我慢していた寂しさがこみ上げて来たようです。

ままも早く会いたいよ。
早く元気にならなければ、と翌日からのトイレまでの歩行訓練にも力が入ります。(お腹に響かないように、すり足差し足忍び足。ふんふんと鼻で息をならしながら必死な私。こんな姿誰にも見せられないわ)

そんなこんなして10日間の入院生活も無事終了。
長男を連れて、祖父母の元へ、上二人を迎えに行きます。

「おかえり~~!」
とハグで迎えてくれた子どもたち。

…ん?なんかでかくなってない??
10日間、小さな赤子だけを見続けた私は、上二人がとっても大きく、お姉さんお兄さんになったように見えました。

それから早3ヶ月。
先日、保健師さんの赤ちゃん訪問がありました。
きょうだい3人とも母乳で育てているのですが、3人ではじめて、
「体重の増加が緩やかになっています。
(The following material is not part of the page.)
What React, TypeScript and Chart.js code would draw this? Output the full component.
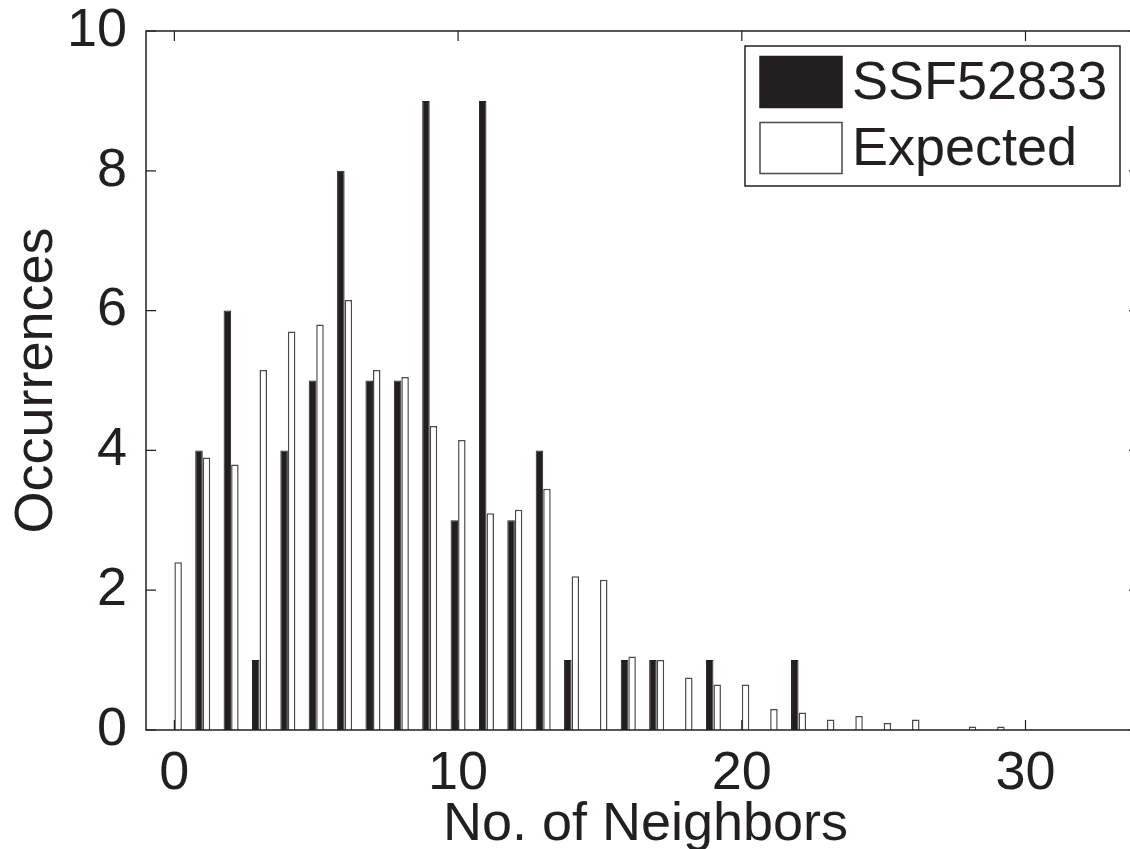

多分、よく動いているからですね。おっぱいの回数増やしましょうか?」
と言われました。
さすが、お腹の中で3回転した男、運動量が違います。

これから次男がどんな風に育っていくのか、乞うご期待。
3回目の帝王切開だったため、次男が最後の赤ちゃんです。
もう経験することの出来ない、次男とのはじめてを、一つ一つ大切に過ごしていきたいと感じます。


とにかくじぃじが好きな次男。気がつけばじぃじの方へじりじりと寄っていきます。